1° ALORS QUE sauf abus manifeste, le juge n'a pas à contrôler le choix de l'expert auquel le CHSCT a décidé de faire appel dans le cadre du pouvoir qui lui est donné par l'article L.4614-12 du code du travail ; que la circonstance que le CHSCT ait désigné un expert sans disposer d'offre ni connaître les modalités et le coût de l'intervention de l'expert ne saurait caractériser un tel abus, les modalités et le coût de l'intervention de l'expertise pouvant être définis après la désignation de l'expert ; qu'en retenant, pour annuler la désignation du cabinet IRCAF, que le CHSCT avait désigné cet expert sans disposer ni d'offre ni d'explication sur la méthodologie proposée ou le coût de l'intervention, le tribunal a statué par des motifs impropres à caractériser un abus manifeste et violé les articles L. 4614-12 et L. 4614-13 du code du travail.

2° ALORS QUE sauf abus manifeste, le juge n'a pas à contrôler le choix de l'expert auquel le CHSCT a décidé de faire appel dans le cadre du pouvoir qui lui est donné par l'article L.4614-12 du code du travail ; que seuls les éléments connus à la date de la désignation de l'expert peuvent caractériser un abus manifeste du CHSCT ; qu'en se fondant sur les éléments ressortant de la convention d'expertise produite par la société IRCAF postérieurement à sa désignation pour considérer que le CHSCT avait commis un abus manifeste dans la désignation de l'expert, le tribunal a violé les articles L. 4614-12 et L. 4614-13 du code du travail.

3° ALORS QUE la décision de recourir à une expertise pour risque grave et la désignation de l'expert choisi pour réaliser l'expertise sont des décisions sur lesquelles les membres élus du CHSCT doivent seuls se prononcer, à l'exclusion de l'employeur, président du comité ; que la désignation de l'expert ne saurait donc être invalidée au motif qu'elle ne résulterait pas d'un accord entre les membres élus et le président du CHSCT ; qu'en retenant que le CHSCT ne pouvait désigner le cabinet IRCAF motif pris que celui-ci ne pouvait procéder à une telle désignation sans constater de désaccord entre son président et les membres élus sur les offres présentées par deux autres cabinets, le tribunal a violé les articles L. 4614-2 et L. 4614-12 du code du travail.

DEUXIEME MOYEN DE CASSATION (subsidiaire)

Le CSE de la société Eiffage, venant aux droits du CHSCT, fait grief à l'ordonnance attaquée de lui AVOIR enjoint de désigner un cabinet autre que le cabinet IRCAF Réseau.

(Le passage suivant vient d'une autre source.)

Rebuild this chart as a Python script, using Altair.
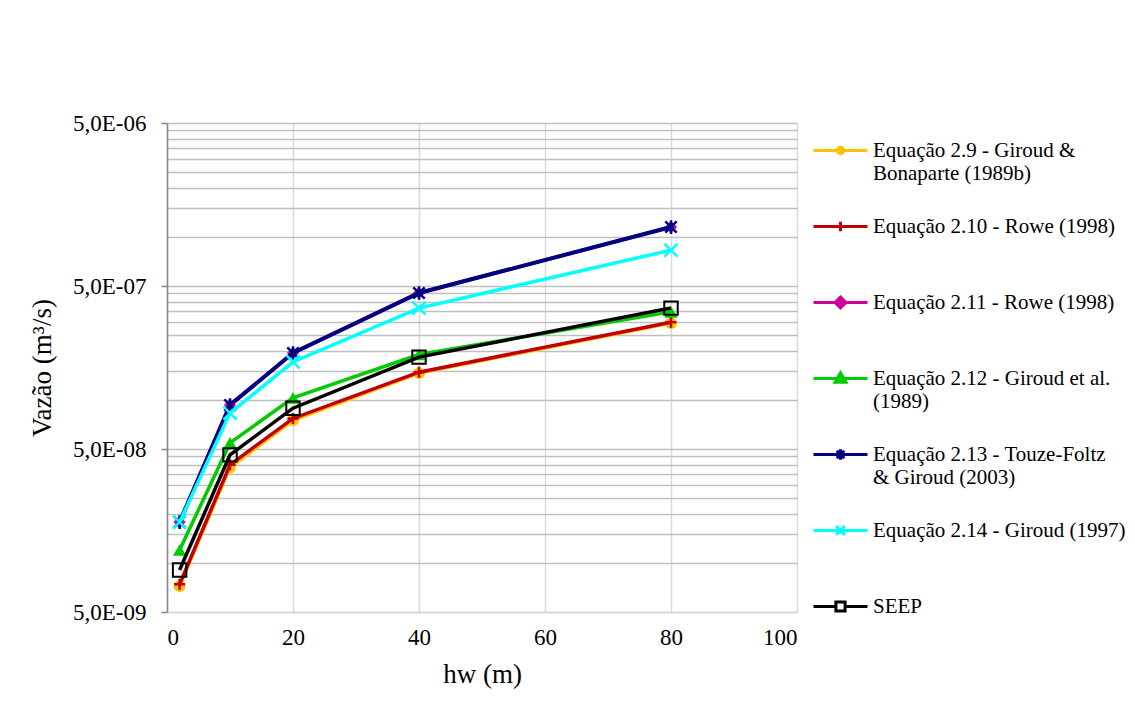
import altair as alt
import pandas as pd

# ---- data ----
hw = [2, 10, 20, 40, 80]
series_names = [
    "Equação 2.9 - Giroud &\nBonaparte (1989b)",
    "Equação 2.10 - Rowe (1998)",
    "Equação 2.11 - Rowe (1998)",
    "Equação 2.12 - Giroud et al.\n(1989)",
    "Equação 2.13 - Touze-Foltz\n& Giroud (2003)",
    "Equação 2.14 - Giroud (1997)",
    "SEEP",
]
eq29 = [7.2e-9, 3.85e-8, 7.5e-8, 1.46e-7, 2.96e-7]
eq210 = [7.4e-9, 4.0e-8, 7.7e-8, 1.48e-7, 3.0e-7]
eq211 = [1.78e-8, 9.3e-8, 1.94e-7, 4.53e-7, 1.15e-6]
eq212 = [1.2e-8, 5.45e-8, 1.03e-7, 1.9e-7, 3.47e-7]
eq213 = [1.78e-8, 9.3e-8, 1.94e-7, 4.53e-7, 1.15e-6]
eq214 = [1.78e-8, 8.3e-8, 1.71e-7, 3.66e-7, 8.3e-7]
seep = [9.05e-9, 4.6e-8, 8.9e-8, 1.83e-7, 3.66e-7]
all_values = [eq29, eq210, eq211, eq212, eq213, eq214, seep]

x_ticks = [0, 20, 40, 60, 80, 100]
y_major_labels = ["5,0E-09", "5,0E-08", "5,0E-07", "5,0E-06"]

# ---- styles ----
colors = ["#FFC000", "#C00000", "#CC0099", "#00CC00", "#000080", "#00FFFF", "#000000"]
line_widths = [3.5, 3.5, 3.5, 3.5, 4, 3.5, 3.5]
marker_shapes = [
    "circle",
    "M-1,0H1M0,-1V1",
    "diamond",
    "triangle-up",
    "M-1,-1L1,1M-1,1L1,-1M0,-1.2V1.2",
    "M-1,-1L1,1M-1,1L1,-1",
    "square",
]
marker_filled = [True, False, True, True, False, False, False]
marker_sizes = [140, 120, 150, 180, 130, 170, 180]
marker_strokes = [1, 2.5, 1, 1, 2.5, 2.5, 2]
legend_paths = [
    "M-1,0H1M-0.05,0A0.05,0.05 0 1,0 0.05,0A0.05,0.05 0 1,0 -0.05,0ZM-0.12,0A0.12,0.12 0 1,0 0.12,0A0.12,0.12 0 1,0 -0.12,0Z",
    "M-1,0H1M0,-0.18V0.18",
    "M-1,0H1M0,-0.2L0.2,0L0,0.2L-0.2,0ZM0,-0.09L0.09,0L0,0.09L-0.09,0Z",
    "M-1,0H1M0,-0.21L0.2,0.14L-0.2,0.14ZM0,-0.07L0.07,0.05L-0.07,0.05Z",
    "M-1,0H1M-0.14,-0.14L0.14,0.14M-0.14,0.14L0.14,-0.14M0,-0.19V0.19",
    "M-1,0H1M-0.16,-0.16L0.16,0.16M-0.16,0.16L0.16,-0.16",
    "M-1,0H-0.17M0.17,0H1M-0.17,-0.17H0.17V0.17H-0.17Z",
]

rows = []
for name, vals in zip(series_names, all_values):
    for x, v in zip(hw, vals):
        rows.append({"hw": x, "q": v, "serie": name})
df = pd.DataFrame(rows)

FONT = "Liberation Serif"

# y grid values: multiples of 5E-n within each decade
y_grid = []
for d in [1e-9, 1e-8, 1e-7]:
    for k in range(1, 10):
        y_grid.append(round(5 * k * d, 15))
y_grid.append(5e-6)

major_test = "abs(log(datum.value/5e-9)/LN10 - round(log(datum.value/5e-9)/LN10)) < 1e-6"
label_expr = (
    f"({major_test}) ? " + str(y_major_labels) + "[round(log(datum.value/5e-9)/LN10)] : ''"
)

x_enc = alt.X(
    "hw:Q",
    scale=alt.Scale(domain=[0, 100], nice=False),
    axis=alt.Axis(
        values=x_ticks,
        title="hw (m)",
        grid=True,
        gridColor="#d9d9d9",
        gridWidth=1.5,
        domainColor="#d9d9d9",
        domainWidth=1.5,
        ticks=False,
        labelPadding=14,
        labelFont=FONT,
        labelFontSize=23,
        labelColor="black",
        titleFont=FONT,
        titleFontSize=27,
        titleFontWeight="normal",
        titleColor="black",
        titlePadding=12,
    ),
)
y_enc = alt.Y(
    "q:Q",
    scale=alt.Scale(type="log", domain=[5e-9, 5e-6], nice=False),
    axis=alt.Axis(
        values=y_grid,
        title="Vazão (m³/s)",
        grid=True,
        gridColor="#bfbfbf",
        gridWidth=1.5,
        domainColor="#868686",
        domainWidth=1.5,
        tickColor="#868686",
        tickSize=6,
        tickWidth=1.5,
        tickOpacity={"condition": {"test": major_test, "value": 1}, "value": 0},
        labelExpr=label_expr,
        labelOverlap=False,
        labelPadding=15,
        labelFont=FONT,
        labelFontSize=23,
        labelColor="black",
        titleFont=FONT,
        titleFontSize=27,
        titleFontWeight="normal",
        titleColor="black",
        titlePadding=16,
    ),
)

base = alt.Chart(df)
layers = []
for i, name in enumerate(series_names):
    sub = base.transform_filter(alt.datum.serie == name)
    layers.append(
        sub.mark_line(color=colors[i], strokeWidth=line_widths[i]).encode(x=x_enc, y=y_enc)
    )
    pt_kwargs = dict(shape=marker_shapes[i], size=marker_sizes[i], opacity=1,
                     strokeWidth=marker_strokes[i])
    if marker_filled[i]:
        pt_kwargs.update(filled=True, color=colors[i])
    else:
        pt_kwargs.update(filled=False, stroke=colors[i], fill="transparent")
    layers.append(sub.mark_point(**pt_kwargs).encode(x=x_enc, y=y_enc))

legend_kwargs = dict(
    title=None,
    orient="none",
    legendX=645,
    legendY=-1,
    padding=0,
    symbolSize=2916,
    symbolStrokeWidth=3,
    symbolOpacity=1,
    rowPadding=14,
    labelFont=FONT,
    labelFontSize=21,
    labelColor="black",
    labelLimit=400,
    labelOffset=4,
    labelExpr="indexof(datum.label, '\\n') >= 0 ? split(datum.label, '\\n') : [datum.label, ' ']",
)

legend_layer = base.transform_filter("false").mark_point(
    filled=False, size=2916, strokeWidth=3, opacity=1
).encode(
    x=x_enc,
    y=y_enc,
    color=alt.Color(
        "serie:N",
        scale=alt.Scale(domain=series_names, range=colors),
        legend=alt.Legend(**legend_kwargs),
    ),
    shape=alt.Shape(
        "serie:N",
        scale=alt.Scale(domain=series_names, range=legend_paths),
        legend=alt.Legend(**legend_kwargs),
    ),
)
layers.append(legend_layer)

chart = (
    alt.layer(*layers)
    .properties(
        width=630,
        height=489,
        autosize=alt.AutoSizeParams(type="none"),
        padding={"left": 159, "top": 115, "right": 330, "bottom": 98},
        background="white",
    )
    .configure_view(stroke=None)
    .configure_legend(labelFont=FONT, labelFontSize=21, labelColor="black",
                      symbolStrokeWidth=3, symbolOpacity=1)
)

chart.save("out.html", embed_options={"renderer": "svg", "actions": False})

ALORS QUE le CHSCT choisi librement l'expert auquel il décide de faire appel dans le cadre du pouvoir qui lui est donné par l'article L. 4614-12 du code du travail ; que s'il peut annuler la désignation d'un expert entachée d'un abus manifeste, le juge ne peut ni imposer au CHSCT le choix d'un expert, ni lui interdire de désigner un expert en particulier ; qu'en enjoignant au CHSCT de la société Eiffage de désigner un expert autre que le cabinet IRCAF Réseau, le tribunal a violé les articles L. 4614-12 et L. 4614-13 du code du travail.

TROISIEME MOYEN DE CASSATION

Le CSE de la société Eiffage, venant aux droits du CHSCT, fait grief à l'ordonnance attaquée d'AVOIR déclaré recevable la contestation de la société Eiffage concernant le périmètre de l'expertise et son coût prévisionnel et d'AVOIR jugé que le périmètre de l'expertise devra se limiter aux établissements de [Établissement 1], à l'exclusion de celui de [Localité 3] ([Localité 1]), et de [Localité 2] pour les services de la FDJ, THERME, Grands Projets et INFRA.

ALORS QUE l'employeur peut contester le périmètre de l'expertise dans un délai de quinze jours à compter de la délibération définissant ce périmètre ; que lorsque le périmètre de l'expertise a été défini et porté à la connaissance de l'employeur avant l'adoption de la délibération formalisant la décision du CHSCT de recourir à l'expertise, le délai de contestation du périmètre de l'expertise court à compter de cette délibération ; que le tribunal a constaté que le périmètre de l'expertise avait été défini et porté à la connaissance de l'employeur par un courrier du CHSCT du 15 mars 2019 reçu le 18 mars 2019, avant l'adoption de la délibération du 4 octobre 2019 formalisant la décision du CHSCT de recourir à l'expertise ; qu'il résulte de constat que le délai de contestation du périmètre de l'expertise a commencé à courir à compter de la délibération du 4 octobre 2019 ; qu'en disant néanmoins recevable la contestation du périmètre de l'expertise portée devant lui le 5 novembre 2019, soit plus de quinze jours après la délibération du 4 octobre 2019, le tribunal a violé l'article L. 4614-13 du code du travail.